Middle-aged Simion (Valeriu Andriuţă, the priest in Cristian Mungiu’s “Beyond the Hills”) lives rough in a remote cabin built by his grandfather, high on a pine-forested mountain. His only companions are a fierce shepherd-mix dog that he has never bothered to name and a donkey to haul fuel for his fire. As he patrols the woods with his rifle, his belt bristling with cartridges, he looks like a fearsome brigand.
One day, Simion returns to the cabin carrying the limp and battered form of pretty, long-haired Irina (Cosmina Stratan, also best-known for “Beyond the Hills.”) Although her jaw is nearly broken, her eyes blackened and her body full of scrapes and bruises, she refuses his offer to transport her to a doctor in the village. Simion’s gentle examination of her injuries counters both Irina’s — and the audiences’ — expectations.
Left alone in the cabin while Simion is in the woods, and prevented from leaving by the dog, city girl Irina cautiously tries to make friends with the canine, and later, with his master. As she questions the forester about his rather limited life experience and misanthropic world view, she very quickly seems to get his number.
Although Irina’s background and feelings remain opaque to both Simion and the viewers, the sexually frustrated ranger falls hard for his accidental guest. And this overwhelming swelling of love stimulates in Simion a range of other unexpected feelings and desires: protectiveness, lust, jealousy, paranoia and even the urge to tell jokes.

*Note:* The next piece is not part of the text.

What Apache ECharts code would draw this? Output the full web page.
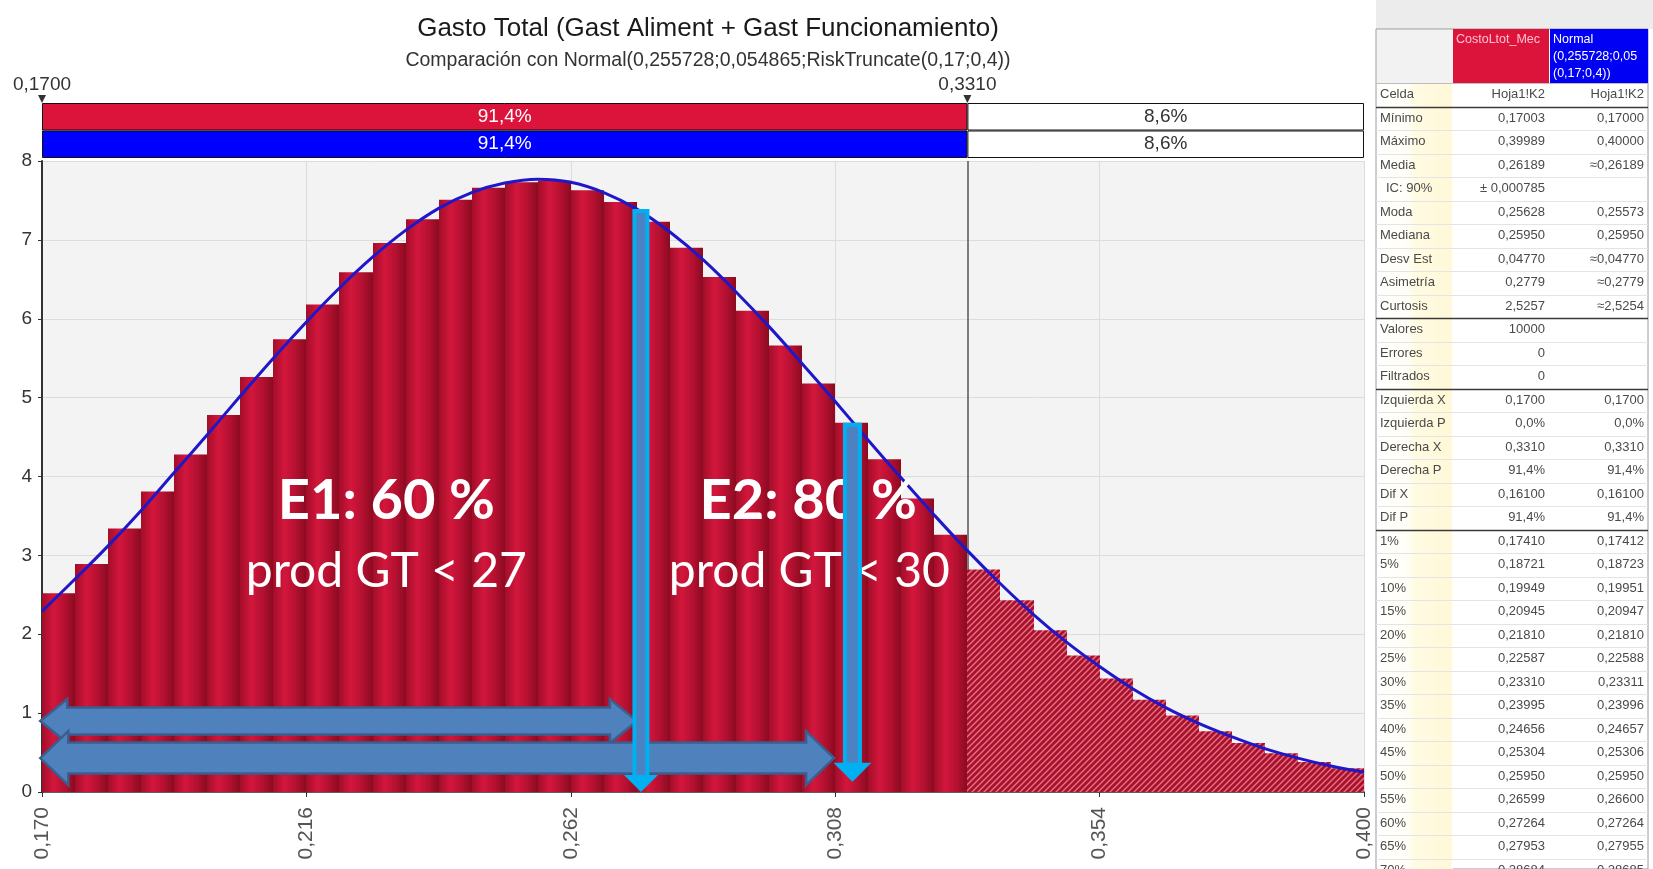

Up until an ill-fated outsider arrives during the film’s final 30 minutes,Şerban makes the magnificent and threatening landscape the film’s most important supporting character. The remoteness of the location and the ambient sound design, which includes howling wolves and barking dogs, lends the narrative a fairy-tale quality. Meanwhile, the sparsely used string score by Pauchi Sasaki slyly evokes tension, with its unsettling notes reminiscent of a horror film or thriller. As viewers puzzle over what will happen between Simion and Irina, thoughts of “Beauty and the Beast” and “Bluebeard” come to mind.
The fact that the screenplay leaves so many things undefined allows attentive viewers to become more involved in the story and fill in the narrative gaps in their own minds. But it is this very quality that will likely limit the movie to the festival circuit. Certainly, many will find the character of Irina troubling. While Andriuţă clearly suggests a besotted man completely undone by his feelings, Stratan’s Irina is a cipher; we may guess the motivations behind her actions, but the actress never suggests the workings of her character’s mind. It’s impossible to know whether this is due to Şerban’s direction or a failure on the part of Stratan.
Per press notes, “Love 2. America,” will premiere at a festival this fall, but will feature completely different characters and situations.